Reporters without Borders, is an international non-profit, non-governmental organization that promotes and defends freedom of information and freedom of the press. The organization has, also, consultant status at the United Nations. RWB, as often is been mentioned, has two primary spheres of activity: one is focused on Internet Censorship and the New Media, and the other on providing material, financial and psychological assistance to journalists assigned to dangerous areas. In some countries a journalist can be thrown in prison for years for a single offending word or photo. Jailing or killing a journalist removes a vital witness to events and threatens the right of us all to be informed. Reporters Without Borders promotes and defends the freedom to be informed and to inform others throughout the world. Based in Paris, it has ten international offices (Berlin, Brussels, Geneva, Madrid, Milan, Stockholm, Tunis, Tripoli, Vienna and Washington DC) and more than 150 correspondents in all five continents.  Something that they believe: «Don’t wait to be deprived of news to stand up and fight for it».

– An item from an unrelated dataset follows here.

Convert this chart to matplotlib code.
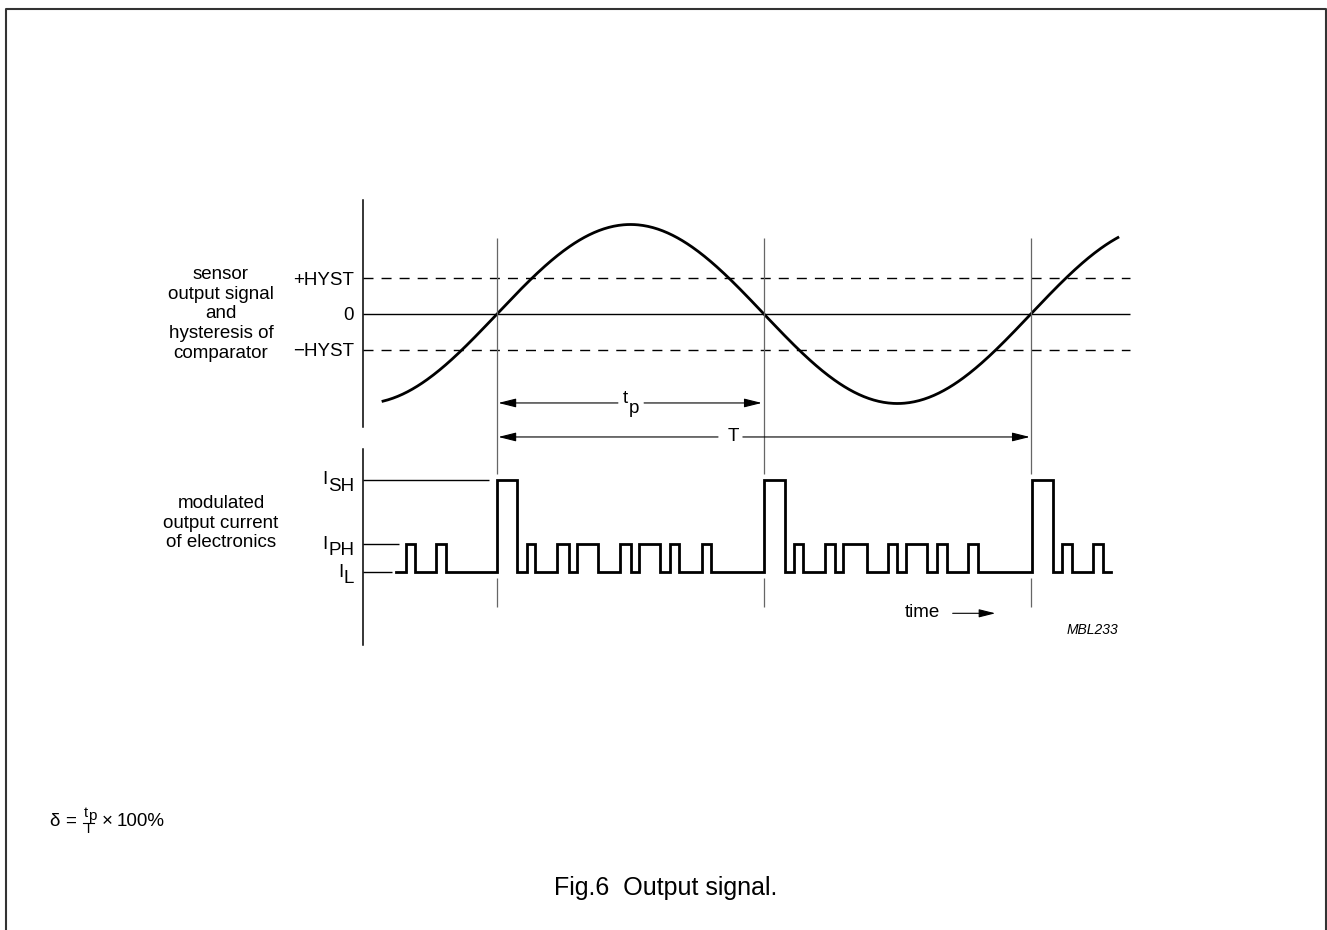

In conclusion, it is important to mention two cases of Spanish reporters. On 2013, Marc Marginedas, who works for El Periodico, Ricardo Garcia Vilanova, a freelance photojournalist and Javier Espinosa, correspondent for El Mundo, were kidnapped in Syria while reporting. The reporters were released after six months in captivity.  Ángel Sastre, Antonio Pampliega and José Manuel López, another Spanish reporters were in the Syrian city of Aleppo until July 12 of 2015, when their missing was noticed. The disappearance of the journalists had been kept quiet in the media, with the aim of facilitating a potential negotiation. Government sources were unwilling to confirm a kidnapping, but they did admit there was evidence to suggest the men had been “detained”. The area where the men disappeared has been the scene of intense fighting the days that the contact with them was lost. Ángel Sastre has covered earthquakes and war zones, he has worked with Spanish TV network Cuatro, radio station Onda Cero and daily La Razón. José Manuel López has spent 11 years working as a photographer, and has been a freelancer in places such as Afghanistan, Iraq, Palestine, Kosovo and Iran since 2010. Antonio Pampliega has written for various media, such as ‘Four’, he also writes to his blog ‘Un Mundo en Guerra’, which is specialized in covering military conflicts since 2008.